Show that $X+Y$ and $X/Y$ are independent. Here's my problem:
Let $X$ and $Y$ be iid with a common pdf
$f(t) = exp(-t),$ if $t > 0$,
$0$ otherwise.
Show that $X+Y$ and $X/Y$ are independent.
Here's what I'm thinking:
$X+Y$ and $X/Y$ are independent if $M(t_1,t_2) = E[e^{t_1(X+Y) + t_2(X/Y)}] = E[e^{t_1X}]E[e^{t_1Y}]E[e^{t_2(X/Y)}]$, i.e. the joint mgf of $X+Y$ and $X/Y$ is equal to the product of the individual mgfs $M_{X+Y}(t)$ and $M_{X/Y}(t)$.
We can easily show that the mgf $M_{X+Y}(t) = M_X(t)M_Y(t) = E[e^{tX}]E[e^{tY}] = e^{-(x+y)} (x>0,y>0)$, which leaves me to solve for $M_{X/Y}(t) = E[e^{t_2(X/Y)}]$. But since $X/Y$ is a fraction, it remains difficult to solve.
Am I doing this the right way? Is there a better way? If not, how do I complete this?
Thanks
 A: You are correct, the variables are independent if you can show that
$$
E[e^{t_1 (X+Y) + t_2 (X/Y)}]= E[e^{t_1 (X+Y)}] E[e^{t_2 (X/Y)}] . 
$$
This does not hold unconditionally and its validity relies on the hypothesis at hand. A.S. gave a beautiful proof in the comment. Alternatively you can reason as you where doing: 
First compute
\begin{align}
E[e^{t_1 (X+Y) + t_2 (X/Y)}]&= \int_0^\infty \!\! \!dx \int_0^\infty \!\! \! dy e^{-x(1-t_1 -t_2/y) - y(1-t_2)} \\
 &= \int_0^\infty \!\! \! dy \frac{e^{-y(1-t_1)}}{1-t_1 -t_2/y}
\end{align}
Now use the substitution $y(1-t_1)=z$ to obtain
$$
M(t_1,t_2) = \frac{1}{(1-t_1)^2}\int_0^\infty \!\! \!dz  \frac{e^{-z}}{1-t_2/z}
$$
Now you can check that
\begin{align}
E[e^{t_1 (X+Y)}] E[e^{t_2 (X/Y)}] &= \int_0^\infty \!\! \!dx \int_0^\infty \!\! \! dy e^{-x(1-t_1) -y(1-t_2)} \int_0^\infty \!\! \!dx \int_0^\infty \!\! \! dy e^{-x(1-t_2/y)-y} \\
&= \frac{1}{(1-t_1)^2}\int_0^\infty \!\! \!dy  \frac{e^{-y}}{1-t_2/y}
\end{align}
and you are done.
By the way, note that the MGF of your exponential distribution is $1/(1-t_1)$ (for $t_1 <1$).  
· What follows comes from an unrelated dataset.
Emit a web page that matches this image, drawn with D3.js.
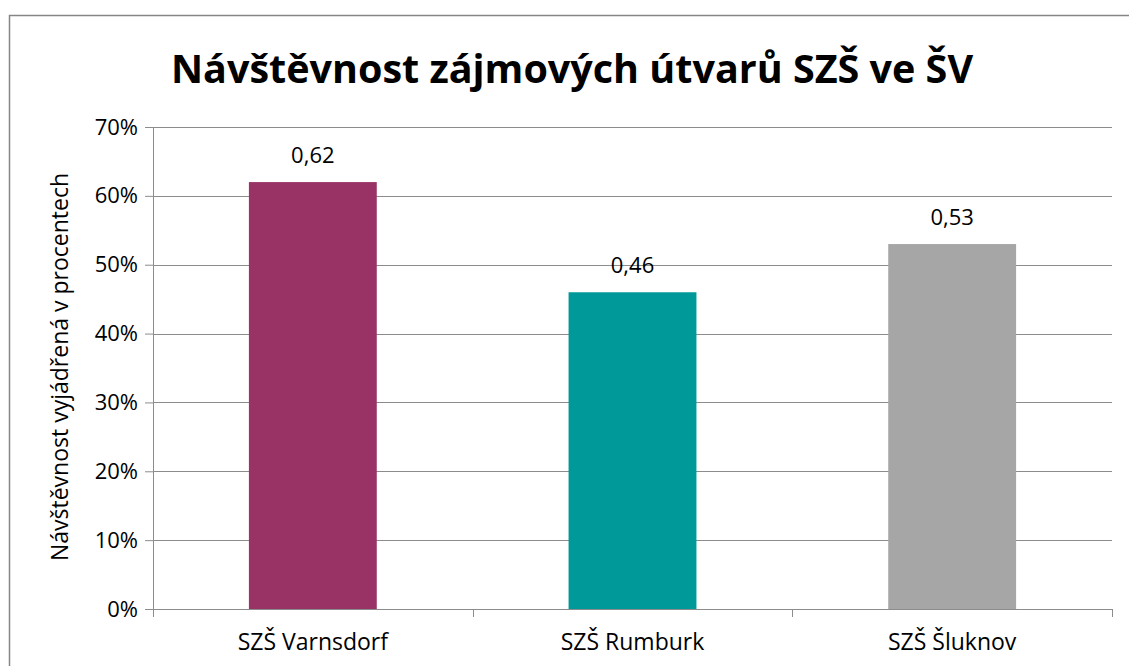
<!DOCTYPE html>
<html>
<head>
<meta charset="utf-8">
<script src="https://cdn.jsdelivr.net/npm/d3@7"></script>
<style>
  body { margin: 0; background: #fff; }
  svg { display: block; font-family: "Open Sans", sans-serif; }
</style>
</head>
<body>
<div id="chart"></div>
<script>
const categories = ["SZŠ Varnsdorf", "SZŠ Rumburk", "SZŠ Šluknov"];
const values = [0.62, 0.46, 0.53];
const valueLabels = ["0,62", "0,46", "0,53"];
const colors = ["#993366", "#009999", "#a6a6a6"];
const yTicks = [0, 0.1, 0.2, 0.3, 0.4, 0.5, 0.6, 0.7];

const width = 1129;
const height = 666;
const svg = d3.select("#chart").append("svg")
  .attr("width", width)
  .attr("height", height);

// outer chart frame
svg.append("rect")
  .attr("x", 9.5).attr("y", 15.5)
  .attr("width", 1130).attr("height", 670)
  .attr("fill", "none")
  .attr("stroke", "#868686")
  .attr("stroke-width", 1.5);

const margin = { top: 127, right: 17, bottom: 57, left: 153 };
const chartWidth = width - margin.left - margin.right;
const chartHeight = height - margin.top - margin.bottom;

const x = d3.scaleBand()
  .domain(categories)
  .range([0, chartWidth])
  .paddingInner(0.6)
  .paddingOuter(0.3);

const xOuter = d3.scaleBand()
  .domain(categories)
  .range([0, chartWidth]);

const y = d3.scaleLinear()
  .domain([0, 0.7])
  .range([chartHeight, 0]);

const chart = svg.append("g")
  .attr("transform", `translate(${margin.left},${margin.top})`);

// gridlines
chart.append("g")
  .selectAll("line")
  .data(yTicks.slice(1))
  .enter()
  .append("line")
  .attr("x1", 0).attr("x2", chartWidth)
  .attr("y1", d => Math.round(y(d)) + 0.5)
  .attr("y2", d => Math.round(y(d)) + 0.5)
  .attr("stroke", "#8c8c8c")
  .attr("stroke-width", 1);

// bars
chart.append("g")
  .selectAll("rect")
  .data(values)
  .enter()
  .append("rect")
  .attr("x", (d, i) => x(categories[i]))
  .attr("y", d => y(d))
  .attr("width", x.bandwidth())
  .attr("height", d => chartHeight - y(d))
  .attr("fill", (d, i) => colors[i]);

// value labels
chart.append("g")
  .selectAll("text")
  .data(values)
  .enter()
  .append("text")
  .attr("x", (d, i) => x(categories[i]) + x.bandwidth() / 2)
  .attr("y", d => y(d) - 19)
  .attr("text-anchor", "middle")
  .attr("font-size", 22)
  .attr("fill", "#000")
  .text((d, i) => valueLabels[i]);

// y axis
const yAxis = chart.append("g")
  .call(d3.axisLeft(y)
    .tickValues(yTicks)
    .tickSize(8)
    .tickPadding(7)
    .tickFormat(d3.format(".0%")));
yAxis.selectAll("line, path").attr("stroke", "#8c8c8c");
yAxis.select(".domain").attr("d", `M0.5,0V${chartHeight}`);
yAxis.selectAll("text")
  .attr("font-size", 22)
  .attr("font-family", "'Open Sans', sans-serif")
  .attr("fill", "#000");

// x axis
const xAxisG = chart.append("g")
  .attr("transform", `translate(0,${chartHeight})`);
xAxisG.append("line")
  .attr("x1", 0).attr("x2", chartWidth)
  .attr("y1", 0.5).attr("y2", 0.5)
  .attr("stroke", "#8c8c8c");
xAxisG.selectAll(".xtick")
  .data(categories.concat(["end"]))
  .enter()
  .append("line")
  .attr("x1", (d, i) => Math.round(i * xOuter.step()) + 0.5)
  .attr("x2", (d, i) => Math.round(i * xOuter.step()) + 0.5)
  .attr("y1", 0).attr("y2", 8)
  .attr("stroke", "#8c8c8c");
xAxisG.selectAll(".xlabel")
  .data(categories)
  .enter()
  .append("text")
  .attr("x", d => xOuter(d) + xOuter.bandwidth() / 2)
  .attr("y", 41)
  .attr("text-anchor", "middle")
  .attr("font-size", 23)
  .text(d => d);

// y axis title
svg.append("text")
  .attr("transform", "translate(68,367) rotate(-90)")
  .attr("text-anchor", "middle")
  .attr("font-size", 23)
  .text("Návštěvnost vyjádřená v procentech");

// chart title
svg.append("text")
  .attr("x", 572)
  .attr("y", 83)
  .attr("text-anchor", "middle")
  .attr("font-size", 39.5)
  .attr("font-weight", "bold")
  .text("Návštěvnost zájmových útvarů SZŠ ve ŠV");
</script>
</body>
</html>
A: Let $U=X+Y$ and $V=\frac XY$. It is clear that $U\sim\operatorname{Exp}(2)$. If $v>0$ then $vY\sim\operatorname{Exp}\left(\frac1v\right)$, so
$$\mathbb P(V \leqslant v) = \mathbb P(X\leqslant vY) = \frac1{1+\frac1v} = \frac v{1+v}.$$
Therefore $U=g(X)$ and $V=h(Y)$ where
\begin{align}
g(x) &= 2x\\
h(y) &= 1+e^{\frac12 y},
\end{align}
and hence $\sigma(U)\subset\sigma(X)$, $\sigma(V)\subset\sigma(Y)$. Since $X$ and $Y$ were assumed to be independent, it follows that $U$ and $V$ are independent.